La materia que nos distingue
Enrique Fernández García
El hombre es un ser posible; pero no hay posibilidades dentro de las cuales el hombre elija ésta o aquélla. El hombre elige su posibilidad, sí; pero esa elección no es sino el mismo acto de crearla.
Vicente Fatone
¿Qué nos hace humanos? Sin duda, es una pregunta que serviría para sumergirnos en un inagotable océano de libros. Todos los pensadores que se han ocupado de la antropología filosófica contribuirían, con mayor o menor éxito, a iluminarnos sobre las diferentes respuestas brindadas al respecto. Porque las explicaciones que fueron elaboradas a partir de ese interrogante son cuantiosas. Esta situación se volvió más compleja cuando, con Darwin y la evolución, ya no podíamos considerarnos criaturas divinas o, por lo menos, sin lazos con los demás animales. Éramos afines a los orangutanes, un hecho poco digno de ser celebrado, salvo para quienes aborrecen al hombre y, por tanto, endiosan a cualquier otra criatura, desde ballenas hasta roedores.
Se ha sostenido que somos el único animal que ríe. Lo asevera Henri Bergson y, salvo por las carcajadas de la hiena o esa conocida mueca del perro, podríamos concordar con su afirmación. Otros autores, como el ingenioso Mark Twain, han dado a entender que nuestra exclusividad es la religión. No habría, pues, nadie más en el reino animal –peor aún vegetal– que se hubiese preocupado por tener mitos, rituales y todo un conjunto de creencias acerca del más allá. Por cierto, al reflexionar sobre nuestras dimensiones, Émile Bréhier precisó que ninguna otra especie tomaba consciencia de su segura, inevitable desaparición, lo cual signaba la existencia humana. El último punto que, antes de seguir con lo más valioso, juzgo relevante acentuar es una idea lanzada por José Ortega y Gasset. Sucede que, de acuerdo con este pensador, el hombre es un ser histórico: lo que nos define está en nuestro pasado, no sólo individual, sino igualmente colectivo.

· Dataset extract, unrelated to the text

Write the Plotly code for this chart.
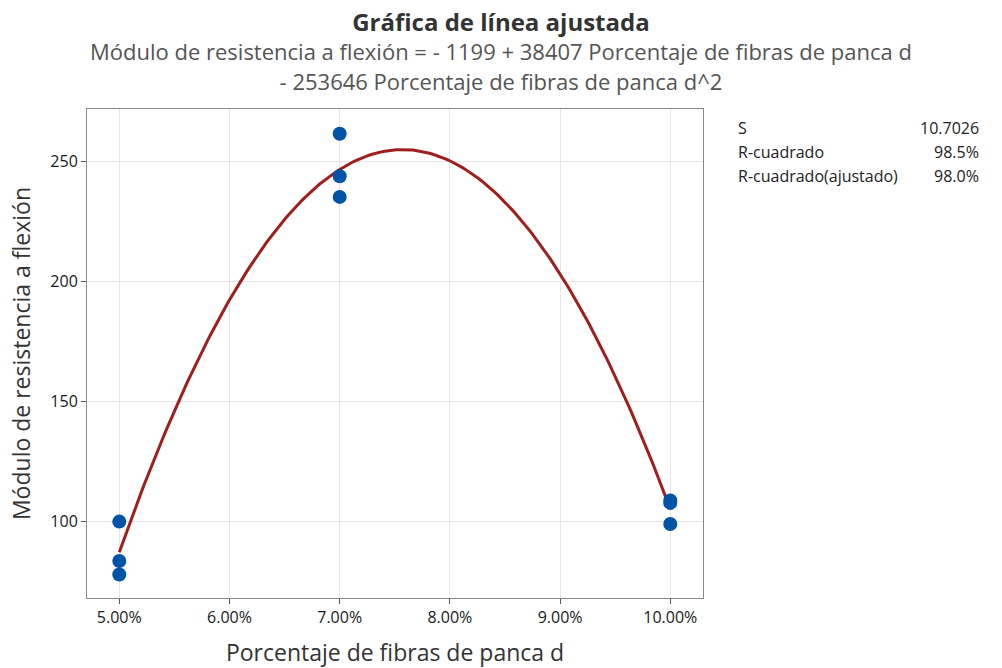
import numpy as np
import plotly.graph_objects as go

# Observed data
x_obs = [0.05, 0.05, 0.05, 0.07, 0.07, 0.07, 0.10, 0.10, 0.10]
y_obs = [100.0, 83.6, 78.0, 261.5, 243.8, 235.2, 108.8, 107.8, 99.0]

# Fitted model coefficients (from the chart's equation)
coef_b0 = -1199
coef_b1 = 38407
coef_b2 = -253646

# Summary statistics
stat_labels = ["S", "R-cuadrado", "R-cuadrado(ajustado)"]
stat_values = ["10.7026", "98.5%", "98.0%"]

x_ticks = [0.05, 0.06, 0.07, 0.08, 0.09, 0.10]
x_ticktext = ["5.00%", "6.00%", "7.00%", "8.00%", "9.00%", "10.00%"]
y_ticks = [100, 150, 200, 250]

title_text = "Gráfica de línea ajustada"
subtitle_lines = ["Módulo de resistencia a flexión = - 1199 + 38407 Porcentaje de fibras de panca d",
                  "- 253646 Porcentaje de fibras de panca d^2"]

xf = np.linspace(min(x_obs), max(x_obs), 200)
yf = coef_b0 + coef_b1 * xf + coef_b2 * xf ** 2

FONT = "Open Sans"

# page body margin is removed below; plot box at px (87..702.7, 109..598)
PL, PR, PT, PB = 87, 702.7, 109, 598
PW, PH = PR - PL, PB - PT

fig = go.Figure()
fig.add_trace(go.Scatter(x=xf, y=yf, mode="lines",
                         line=dict(color="#A01E1E", width=3), hoverinfo="skip"))
fig.add_trace(go.Scatter(x=x_obs, y=y_obs, mode="markers",
                         marker=dict(color="#0054A8", size=14, line=dict(width=0))))

fig.update_layout(
    width=1002, height=668,
    margin=dict(l=PL, r=1002 - PR, t=PT, b=668 - PB, autoexpand=False),
    paper_bgcolor="white", plot_bgcolor="white",
    showlegend=False,
    font=dict(family=FONT, color="#222222"),
)

fig.update_xaxes(range=[0.04707, 0.10297], tickvals=x_ticks, ticktext=x_ticktext,
                 showgrid=True, gridcolor="#e6e6e6", gridwidth=1,
                 showline=True, linecolor="#8a8a8a", linewidth=1, mirror=True,
                 ticks="outside", ticklen=5, tickcolor="#555555",
                 tickfont=dict(size=16, color="#1a1a1a", family=FONT),
                 zeroline=False, automargin=False,
                 title=dict(text="Porcentaje de fibras de panca d",
                            font=dict(size=23, color="#333333", family=FONT), standoff=17))
fig.update_yaxes(range=[68.2, 271.8], tickvals=y_ticks,
                 showgrid=True, gridcolor="#e6e6e6", gridwidth=1,
                 showline=True, linecolor="#8a8a8a", linewidth=1, mirror=True,
                 ticks="outside", ticklen=5, tickcolor="#555555",
                 tickfont=dict(size=16, color="#1a1a1a", family=FONT),
                 zeroline=False, automargin=False,
                 title=dict(text="Módulo de resistencia a flexión",
                            font=dict(size=23, color="#333333", family=FONT), standoff=13))

header = ('<b><span style="font-size:24px;color:#333333">' + title_text + '</span></b><br>'
          + '<span style="font-size:22px">' + "<br>".join(subtitle_lines) + '</span>')
fig.add_annotation(text=header, xref="paper", yref="paper", x=(501 - PL) / PW,
                   y=1 + (PT - 51) / PH, showarrow=False, xanchor="center", yanchor="middle",
                   align="center",
                   font=dict(family=FONT, size=22.5, color="#555555"))

for i, (lab, val) in enumerate(zip(stat_labels, stat_values)):
    ypix = 128 + i * 24
    yp = 1 + (PT - ypix) / PH
    fig.add_annotation(text=lab, xref="paper", yref="paper", x=(736 - PL) / PW, y=yp,
                       showarrow=False, xanchor="left", yanchor="middle",
                       font=dict(family=FONT, size=16, color="#222222"))
    fig.add_annotation(text=val, xref="paper", yref="paper", x=(981 - PL) / PW, y=yp,
                       showarrow=False, xanchor="right", yanchor="middle",
                       font=dict(family=FONT, size=16, color="#222222"))

fig.write_html("out.html", config={"displayModeBar": False},
               post_script="document.body.style.margin='0px';")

Más allá de reír, creer o tener pasado, entre otras cualidades, el ser humano puede pensar. Apunto algo más: no hacerlo conlleva forzosamente la insatisfacción de nuestras necesidades. Pero no basta con destacar esa capacidad, ya que, de cierto modo, un delfín podría realizar también operaciones equivalentes al pensamiento. En nuestro caso, debemos referirnos a una reflexión que sea profunda y crítica, cuestionadora incluso de sí misma. Hemos llegado a tal punto que, en esos afanes intelectuales, los hombres abrigaron dudas de su propia existencia. Es improbable que un castor explote su cerebro de dicha forma. Somos, por consiguiente, los únicos que podemos alcanzar ése y otros extremos. Porque esta condición no sirve sólo para incurrir en excentricidades; a lo largo del tiempo, ha permitido que nuestra vida se torne menos compleja.
No obstante, pensar será también problematizarse. Lo haremos desde un principio, comenzando con el nacimiento. Se trata del momento que marca el inicio de una vida inevitablemente problemática. El cuerpo necesitará de alimentación, cobijo, aun afecto, puesto que, si no atendiéramos estos requerimientos, la salud sería menoscabada. Son cuestiones que deben ser atendidas. Por supuesto, en principio, son los padres quienes asumen la carga de resolver estos problemas. Después, cuando crecemos y ya no precisamos de ninguna tutela, somos nosotros los que debemos lidiar con esas exigencias. Asimismo, nos ocuparemos de los obstáculos que hay en ese cometido. Para ello, es imprescindible que tomemos consciencia de su existencia y los enfrentemos con firmeza. Una vida bien lograda demandará que procedamos así. Nadie garantiza que estemos en condiciones de orillar cualquier asunto; sin embargo, intentarlo ya resulta meritorio y congruente con lo que somos.